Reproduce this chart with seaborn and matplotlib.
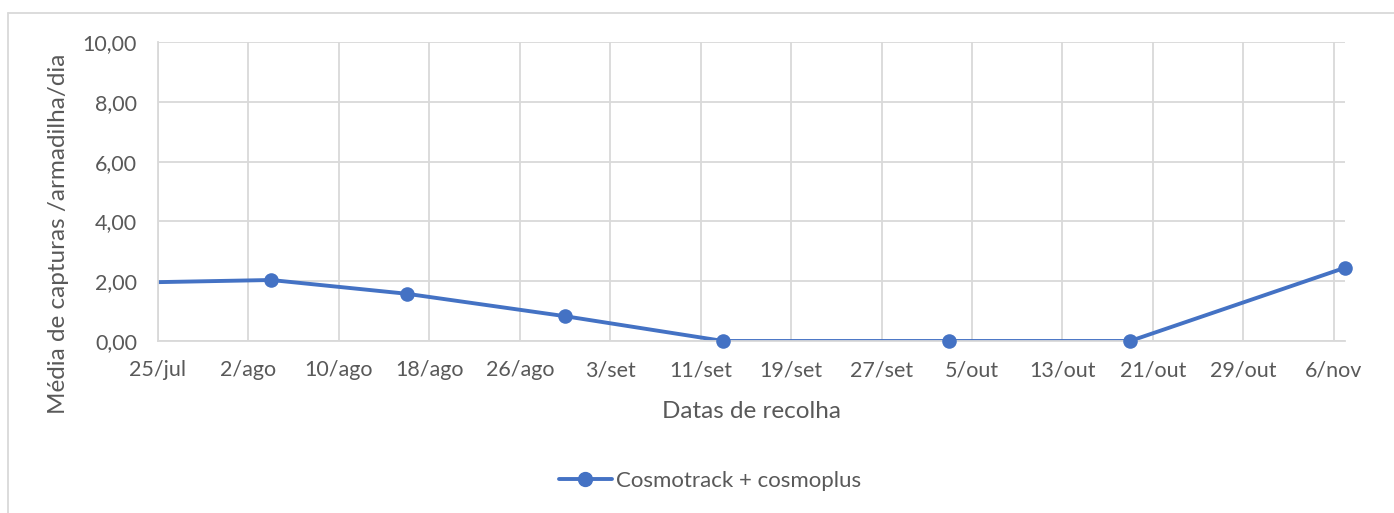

* * *

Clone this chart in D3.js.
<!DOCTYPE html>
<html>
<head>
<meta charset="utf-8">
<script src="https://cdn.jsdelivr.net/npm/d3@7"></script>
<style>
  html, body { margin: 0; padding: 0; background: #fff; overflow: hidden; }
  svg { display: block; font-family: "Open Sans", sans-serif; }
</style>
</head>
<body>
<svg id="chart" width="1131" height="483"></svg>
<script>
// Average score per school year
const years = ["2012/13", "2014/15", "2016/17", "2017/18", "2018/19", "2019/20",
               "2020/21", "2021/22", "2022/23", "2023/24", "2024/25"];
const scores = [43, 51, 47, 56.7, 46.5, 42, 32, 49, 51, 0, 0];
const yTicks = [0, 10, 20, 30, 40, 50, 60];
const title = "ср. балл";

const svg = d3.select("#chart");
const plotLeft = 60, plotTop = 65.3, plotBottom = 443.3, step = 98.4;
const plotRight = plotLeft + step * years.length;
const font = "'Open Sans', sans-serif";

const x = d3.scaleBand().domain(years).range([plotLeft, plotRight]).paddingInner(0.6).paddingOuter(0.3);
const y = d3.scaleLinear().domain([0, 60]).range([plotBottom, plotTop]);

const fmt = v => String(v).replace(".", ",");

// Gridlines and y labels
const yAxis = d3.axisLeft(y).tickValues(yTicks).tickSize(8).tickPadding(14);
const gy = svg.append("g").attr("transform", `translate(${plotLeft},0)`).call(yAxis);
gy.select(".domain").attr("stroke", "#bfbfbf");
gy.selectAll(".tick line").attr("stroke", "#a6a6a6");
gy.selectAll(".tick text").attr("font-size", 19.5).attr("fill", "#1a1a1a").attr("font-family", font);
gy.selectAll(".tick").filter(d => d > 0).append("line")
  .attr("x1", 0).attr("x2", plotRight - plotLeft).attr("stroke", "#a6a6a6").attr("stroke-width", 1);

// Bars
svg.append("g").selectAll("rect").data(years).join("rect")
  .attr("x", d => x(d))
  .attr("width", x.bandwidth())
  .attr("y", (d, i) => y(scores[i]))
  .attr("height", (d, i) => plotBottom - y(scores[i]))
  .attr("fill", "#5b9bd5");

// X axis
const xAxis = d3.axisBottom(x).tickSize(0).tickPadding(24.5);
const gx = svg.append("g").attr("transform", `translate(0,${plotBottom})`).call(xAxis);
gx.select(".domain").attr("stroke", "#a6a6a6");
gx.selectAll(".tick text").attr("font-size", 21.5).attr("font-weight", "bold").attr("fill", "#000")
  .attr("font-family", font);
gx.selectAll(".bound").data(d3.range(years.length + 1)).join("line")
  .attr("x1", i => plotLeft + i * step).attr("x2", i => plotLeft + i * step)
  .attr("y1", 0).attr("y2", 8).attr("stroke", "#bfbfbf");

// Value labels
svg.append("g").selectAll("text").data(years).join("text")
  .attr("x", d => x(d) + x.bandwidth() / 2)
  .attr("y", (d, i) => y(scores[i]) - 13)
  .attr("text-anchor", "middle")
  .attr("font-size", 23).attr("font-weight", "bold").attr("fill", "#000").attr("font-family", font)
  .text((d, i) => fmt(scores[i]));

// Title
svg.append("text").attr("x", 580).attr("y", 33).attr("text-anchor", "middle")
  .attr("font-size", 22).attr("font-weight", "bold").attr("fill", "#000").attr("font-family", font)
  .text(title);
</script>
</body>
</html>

### REQUIRED WORK
All lines in the data that contain the word "this" should be copied.

### SOLVED EXERCISE
Reproduce this chart with seaborn and matplotlib.
Clone this chart in D3.js.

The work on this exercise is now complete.